## What to work on
Extract the text of each entry below exactly, leaving every image behind.

## Records for this task
....................
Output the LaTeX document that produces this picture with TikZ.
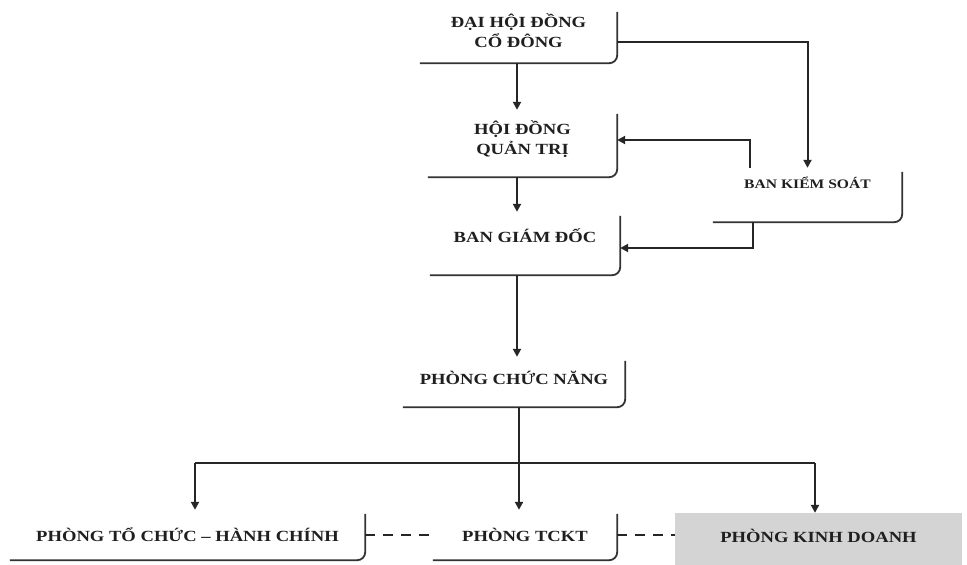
\documentclass[tikz,border=0pt]{standalone}
\usepackage{fontspec}
\newfontfamily\orgfont[FakeStretch=1.2]{Liberation Serif}
\usetikzlibrary{arrows.meta}
\newcommand\up[2]{\raisebox{#1}[\height][\depth]{\begin{tabular}{@{}c@{}}#2\end{tabular}}}
\tikzset{
  orgbox/.style={draw=none, fill=white, inner sep=2pt, align=center,
    font=\orgfont\bfseries\fontsize{15.5}{20}\selectfont, text=black!88},
  edge/.style={draw=black!80, line width=1.8pt, rounded corners=8pt},
  conn/.style={draw=black!85, line width=2pt},
  arr/.style={conn, -{Triangle[width=8pt,length=8pt]}},
  dashconn/.style={draw=black!85, line width=2pt, dash pattern=on 10pt off 8pt},
}
\begin{document}
\begin{tikzpicture}[x=1pt,y=-1pt]
\useasboundingbox (0,0) rectangle (967,565);
\fill[white] (0,0) rectangle (967,565);
% boxes
\node[orgbox, minimum width=197pt, minimum height=55pt] (dh) at (518.5,35.5) {\up{2pt}{ĐẠI HỘI ĐỒNG\\CỔ ĐÔNG}};
\node[orgbox, minimum width=189pt, minimum height=67pt] (hd) at (522.5,143.5) {\up{3pt}{HỘI ĐỒNG\\QUẢN TRỊ}};
\node[orgbox, minimum width=190pt, minimum height=63pt] (bgd) at (525,243.5) {\up{5pt}{BAN GIÁM ĐỐC}};
\node[orgbox, minimum width=189pt, minimum height=54pt, font=\orgfont\bfseries\fontsize{13}{16}\selectfont] (bks) at (807.5,195) {\up{10pt}{BAN KIỂM SOÁT}};
\node[orgbox, minimum width=222pt, minimum height=50pt] (pcn) at (514,382) {\up{2pt}{PHÒNG CHỨC NĂNG}};
\node[orgbox, minimum width=355pt, minimum height=50pt] (p1) at (187.5,535) {PHÒNG TỔ CHỨC – HÀNH CHÍNH};
\node[orgbox, minimum width=184pt, minimum height=50pt] (p2) at (525,535) {PHÒNG TCKT};
\node[orgbox, minimum width=287pt, minimum height=52pt, fill=black!17] (p3) at (818.5,539) {\up{1pt}{PHÒNG KINH DOANH}};
% box edges (bottom and right, rounded corner)
\foreach \b in {dh,hd,bgd,bks,pcn,p1,p2}{
  \draw[edge] ([yshift=-4pt]\b.north east) -- (\b.south east) -- (\b.south west);
}
% connectors
\coordinate (cx) at (517,0);
\coordinate (ks1) at (750,0);
\coordinate (ks2) at (753,0);
\coordinate (r1) at (0,42);
\coordinate (r2) at (0,140);
\coordinate (r3) at (0,248);
\coordinate (r4) at (0,535);
\coordinate (jl) at (195,463);
\coordinate (jm) at (519,463);
\coordinate (jr) at (815,463);
\draw[arr] (dh.south -| cx) -- (hd.north -| cx);
\draw[arr] (hd.south -| cx) -- (bgd.north -| cx);
\draw[arr] (bgd.south -| cx) -- (pcn.north -| cx);
\draw[arr] (dh.east |- r1) -| (bks.north);
\draw[arr] (bks.north -| ks1) |- (hd.east |- r2);
\draw[arr] (bks.south -| ks2) |- (bgd.east |- r3);
\draw[conn] (pcn.south -| jm) -- (jm);
\draw[conn] (jl) -- (jr);
\draw[arr] (jl) -- (p1.north -| jl);
\draw[arr] (jm) -- (p2.north -| jm);
\draw[arr] (jr) -- (p3.north -| jr);
\draw[dashconn] (p1.east |- r4) -- (p2.west |- r4);
\draw[dashconn] (p2.east |- r4) -- (p3.west |- r4);
\end{tikzpicture}
\end{document}
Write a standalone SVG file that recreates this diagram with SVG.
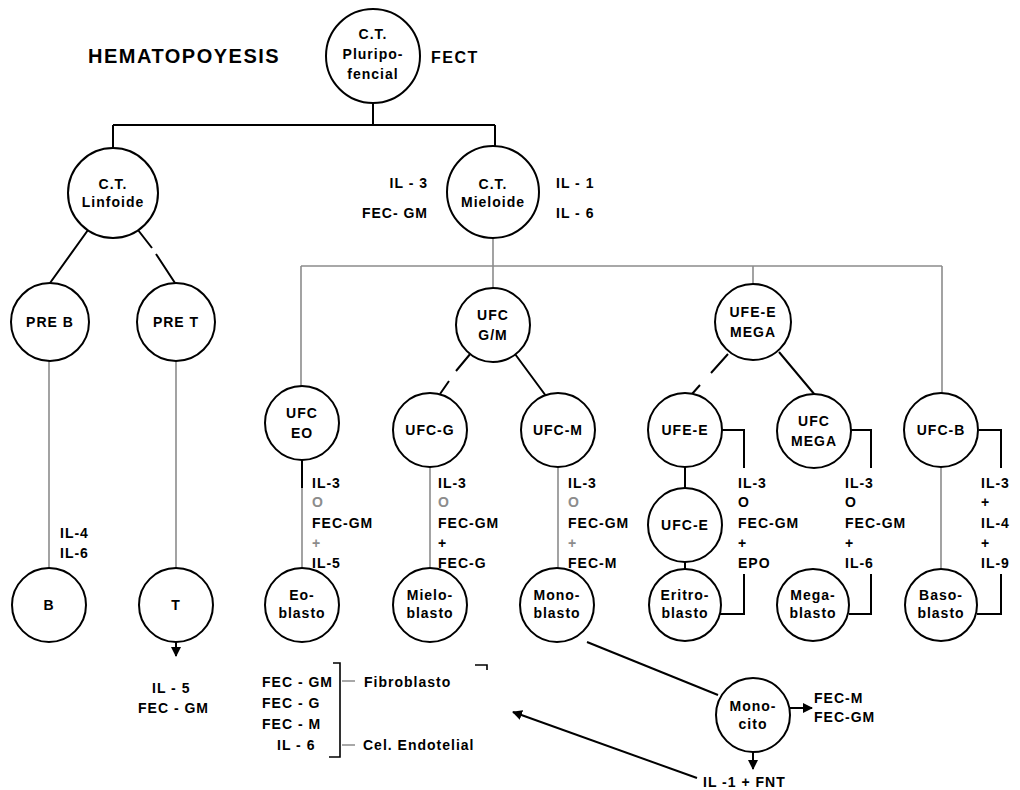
....................
## Complete response
Output the LaTeX document that produces this picture with TikZ.
\documentclass[tikz,border=0pt]{standalone}
\usepackage{fontspec}
\newfontfamily\orgfont[FakeStretch=1.2]{Liberation Serif}
\usetikzlibrary{arrows.meta}
\newcommand\up[2]{\raisebox{#1}[\height][\depth]{\begin{tabular}{@{}c@{}}#2\end{tabular}}}
\tikzset{
  orgbox/.style={draw=none, fill=white, inner sep=2pt, align=center,
    font=\orgfont\bfseries\fontsize{15.5}{20}\selectfont, text=black!88},
  edge/.style={draw=black!80, line width=1.8pt, rounded corners=8pt},
  conn/.style={draw=black!85, line width=2pt},
  arr/.style={conn, -{Triangle[width=8pt,length=8pt]}},
  dashconn/.style={draw=black!85, line width=2pt, dash pattern=on 10pt off 8pt},
}
\begin{document}
\begin{tikzpicture}[x=1pt,y=-1pt]
\useasboundingbox (0,0) rectangle (967,565);
\fill[white] (0,0) rectangle (967,565);
% boxes
\node[orgbox, minimum width=197pt, minimum height=55pt] (dh) at (518.5,35.5) {\up{2pt}{ĐẠI HỘI ĐỒNG\\CỔ ĐÔNG}};
\node[orgbox, minimum width=189pt, minimum height=67pt] (hd) at (522.5,143.5) {\up{3pt}{HỘI ĐỒNG\\QUẢN TRỊ}};
\node[orgbox, minimum width=190pt, minimum height=63pt] (bgd) at (525,243.5) {\up{5pt}{BAN GIÁM ĐỐC}};
\node[orgbox, minimum width=189pt, minimum height=54pt, font=\orgfont\bfseries\fontsize{13}{16}\selectfont] (bks) at (807.5,195) {\up{10pt}{BAN KIỂM SOÁT}};
\node[orgbox, minimum width=222pt, minimum height=50pt] (pcn) at (514,382) {\up{2pt}{PHÒNG CHỨC NĂNG}};
\node[orgbox, minimum width=355pt, minimum height=50pt] (p1) at (187.5,535) {PHÒNG TỔ CHỨC – HÀNH CHÍNH};
\node[orgbox, minimum width=184pt, minimum height=50pt] (p2) at (525,535) {PHÒNG TCKT};
\node[orgbox, minimum width=287pt, minimum height=52pt, fill=black!17] (p3) at (818.5,539) {\up{1pt}{PHÒNG KINH DOANH}};
% box edges (bottom and right, rounded corner)
\foreach \b in {dh,hd,bgd,bks,pcn,p1,p2}{
  \draw[edge] ([yshift=-4pt]\b.north east) -- (\b.south east) -- (\b.south west);
}
% connectors
\coordinate (cx) at (517,0);
\coordinate (ks1) at (750,0);
\coordinate (ks2) at (753,0);
\coordinate (r1) at (0,42);
\coordinate (r2) at (0,140);
\coordinate (r3) at (0,248);
\coordinate (r4) at (0,535);
\coordinate (jl) at (195,463);
\coordinate (jm) at (519,463);
\coordinate (jr) at (815,463);
\draw[arr] (dh.south -| cx) -- (hd.north -| cx);
\draw[arr] (hd.south -| cx) -- (bgd.north -| cx);
\draw[arr] (bgd.south -| cx) -- (pcn.north -| cx);
\draw[arr] (dh.east |- r1) -| (bks.north);
\draw[arr] (bks.north -| ks1) |- (hd.east |- r2);
\draw[arr] (bks.south -| ks2) |- (bgd.east |- r3);
\draw[conn] (pcn.south -| jm) -- (jm);
\draw[conn] (jl) -- (jr);
\draw[arr] (jl) -- (p1.north -| jl);
\draw[arr] (jm) -- (p2.north -| jm);
\draw[arr] (jr) -- (p3.north -| jr);
\draw[dashconn] (p1.east |- r4) -- (p2.west |- r4);
\draw[dashconn] (p2.east |- r4) -- (p3.west |- r4);
\end{tikzpicture}
\end{document}
Write a standalone SVG file that recreates this diagram with SVG.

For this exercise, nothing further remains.